One result of the event was an agreement between Texas A&M International University and five Mexican universities that is meant to promote education and research geared toward sparking innovation in the international oil and gas industry.
U.S. Congressman Henry Cuellar served as an honorary witness during the signing of an agreement between TAMIU; Universidad Autónoma Nacional de México; Instituto Tecnológico y de Estudios Superiores de Monterrey, Universidad Autónoma de Nuevo León, Universidad Autónoma de Coahuila and Universidad Autónoma de Tamaulipas.
The agreement includes exchange programs between the universities’ students, faculty and academic material, TAMIU officials said.
The roundtable on Friday included nearly 35 U.S. and Mexican officials representing the Department of Energy’s Office of Fossil Energy; the Department of State’s Bureau of Energy Resources; the Texas Railroad Commission; the Interstate Natural Gas Association of America and other organizations and private companies related to the energy industry.
It also included officials from Mexico such as Ambassador Alejandro Estivill, the deputy chief of Mission of the Embassy of Mexico to the U.S.; Gustavo Hernández García, the national operations director for exploration and production of PEMEX; and Daniel Enrique Guerrero Rodríguez, national director of natural gas and petrochemicals for the Mexican Secretary of Energy.

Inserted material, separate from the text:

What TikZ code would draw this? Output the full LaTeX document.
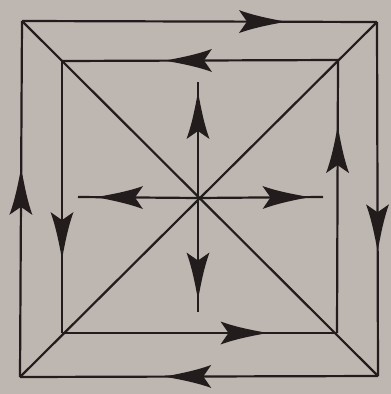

Cuellar called Friday’s event "historic," saying Mexico’s’ energy reform could allow U.S. energy companies to invest and collaborate with their Mexican counterparts, which could lead to discovering better ways of providing energy to the world.
Meanwhile, university students and faculty could share ideas on potential industry innovations and how to improve the energy sector on both sides of the border, he said.
The roundtable and agreement come at a time when the local oil and gas industry is seeing a downturn.
Workforce Solutions for South Texas reported last month that the mining, logging, and construction sector cut jobs in August, reducing payrolls by some 100 jobs mostly due to a slowdown in regional oil and gas production.
"Oil and gas are commodities," said Paula Gant, deputy assistant secretary for oil and natural gas for the Department of Energy’s Office of Fossil Energy.
"Their prices will fluctuate, but ... what will endure is the need for oil and gas over the coming decades.
There is an imperative here for us to continue to engage in these long-term planning conversations ... We’re going to need (oil and gas) to fuel our economies and stability in those economies."
She said the roundtable and agreements like the one the universities signed Friday are helping the two countries move forward in the energy business.
According to a previous report from The New York Times, Mexican officials announced in August that the country would invite foreign investors to help develop the future of the country’s oil and gas industry.
Though most of the country’s production will remain with the state-owned oil monopoly Pemex, private investors could bid on a significant percentage of the prospective reserves, whose development will require deep expertise and substantial financing, The New York Times said.
Private investment in Mexico’s oil business had previously been banned when the industry was nationalized in 1938 and foreign companies in the industry were seized.